Base Pairs (A, C, T, G)
There are four DNA bases: adenine (A), thymine (T), guanine (G), and cytosine (C). At a given genomic location, you might have a C and someone else might have a T.
Your genotype will usually be reported as a pair of alleles (e.g. "A/G.") because you have two sets of autosomes (chromosomes 1-22), one from your mother and one from your father.
For markers genotyped by 23andMe, the Raw Data feature reports:
- The marker name (an rsID or internal ID number)
- The marker’s exact genomic location
- The possible alleles at that marker (usually A, C, G, or T)
- The variants detected in your saliva sample (i.e. your genotype)
In some cases, your genotype will be reported as a single allele because not all DNA is inherited in chromosome pairs. Notably, this applies to mitochondrial DNA and, for the most part, the X and Y chromosomes in males.
Insertions and Deletions
Occasionally, one or more bases may be inserted into or deleted from the genetic code at a particular location. In this case, your genotype may be reported as an insertion or deletion (‘--’) instead of an allele pair.
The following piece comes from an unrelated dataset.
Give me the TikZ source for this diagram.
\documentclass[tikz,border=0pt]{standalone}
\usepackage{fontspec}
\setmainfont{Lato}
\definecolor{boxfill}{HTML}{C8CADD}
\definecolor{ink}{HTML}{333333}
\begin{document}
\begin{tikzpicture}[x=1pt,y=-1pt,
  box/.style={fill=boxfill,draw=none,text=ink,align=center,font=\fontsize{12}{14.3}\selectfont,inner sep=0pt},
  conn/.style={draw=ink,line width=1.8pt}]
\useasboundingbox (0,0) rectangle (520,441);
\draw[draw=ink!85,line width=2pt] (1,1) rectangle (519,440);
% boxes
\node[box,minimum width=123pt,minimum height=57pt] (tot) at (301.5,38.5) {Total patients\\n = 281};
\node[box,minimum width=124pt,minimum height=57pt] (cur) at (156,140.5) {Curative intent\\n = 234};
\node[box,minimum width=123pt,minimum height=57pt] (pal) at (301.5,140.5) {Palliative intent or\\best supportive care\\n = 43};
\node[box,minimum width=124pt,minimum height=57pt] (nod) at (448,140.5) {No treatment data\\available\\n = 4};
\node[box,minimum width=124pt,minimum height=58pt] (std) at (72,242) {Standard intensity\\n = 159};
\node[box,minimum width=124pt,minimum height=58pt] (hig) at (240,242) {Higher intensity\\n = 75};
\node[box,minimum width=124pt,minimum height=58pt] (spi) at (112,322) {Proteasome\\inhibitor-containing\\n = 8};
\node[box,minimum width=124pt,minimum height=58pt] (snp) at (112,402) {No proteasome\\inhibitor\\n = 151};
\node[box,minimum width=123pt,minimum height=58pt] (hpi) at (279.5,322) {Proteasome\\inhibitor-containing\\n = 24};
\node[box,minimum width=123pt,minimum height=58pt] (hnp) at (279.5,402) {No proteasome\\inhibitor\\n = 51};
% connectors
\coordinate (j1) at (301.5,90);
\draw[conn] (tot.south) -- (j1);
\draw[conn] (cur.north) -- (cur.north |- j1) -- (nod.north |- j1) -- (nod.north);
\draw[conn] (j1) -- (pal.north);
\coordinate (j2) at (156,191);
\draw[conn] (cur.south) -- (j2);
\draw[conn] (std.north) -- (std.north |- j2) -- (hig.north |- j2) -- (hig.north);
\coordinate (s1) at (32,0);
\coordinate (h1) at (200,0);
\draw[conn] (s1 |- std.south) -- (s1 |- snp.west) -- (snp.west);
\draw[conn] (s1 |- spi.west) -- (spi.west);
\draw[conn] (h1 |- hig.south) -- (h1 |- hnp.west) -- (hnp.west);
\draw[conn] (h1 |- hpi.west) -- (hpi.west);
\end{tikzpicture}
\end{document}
Depending on where in the genome the change is located, either an insertion or a deletion could represent the normal version of the variant. In other words, there are some places in the genome where having an extra base (insertion) is the normal variant and having a deletion is the rare variant. Conversely, there are some places in the genome where having an insertion is rare, making a deletion the normal variant at that location.
23andMe does not report on all possible insertions or deletions. In general, the ones reported on are small, spanning only one or a few bases.
In order to return highly accurate data to customers, we use a stringent algorithm to make genotype calls. Occasionally, a person's data may not allow us to determine their genotype confidently at a particular marker. When the algorithm cannot make a confident genotype call, it gives a "not determined" result instead. In downloaded data, the entry for any uncalled SNP displays ‘--’ instead of a two-letter genotype.
A number of "not determined" results throughout the raw data are expected, and your data would not have been returned to you if it had not met our quality standards. However, it's important to keep in mind that only a subset of markers have been individually validated for accuracy.
A small portion of markers, including those on the sex chromosomes (X and Y) and the mitochondrial DNA, are difficult to analyze because of biological issues (e.g. pseudogenes, DNA structure, and highly variable regions). These markers are more likely to have a “not determined” result.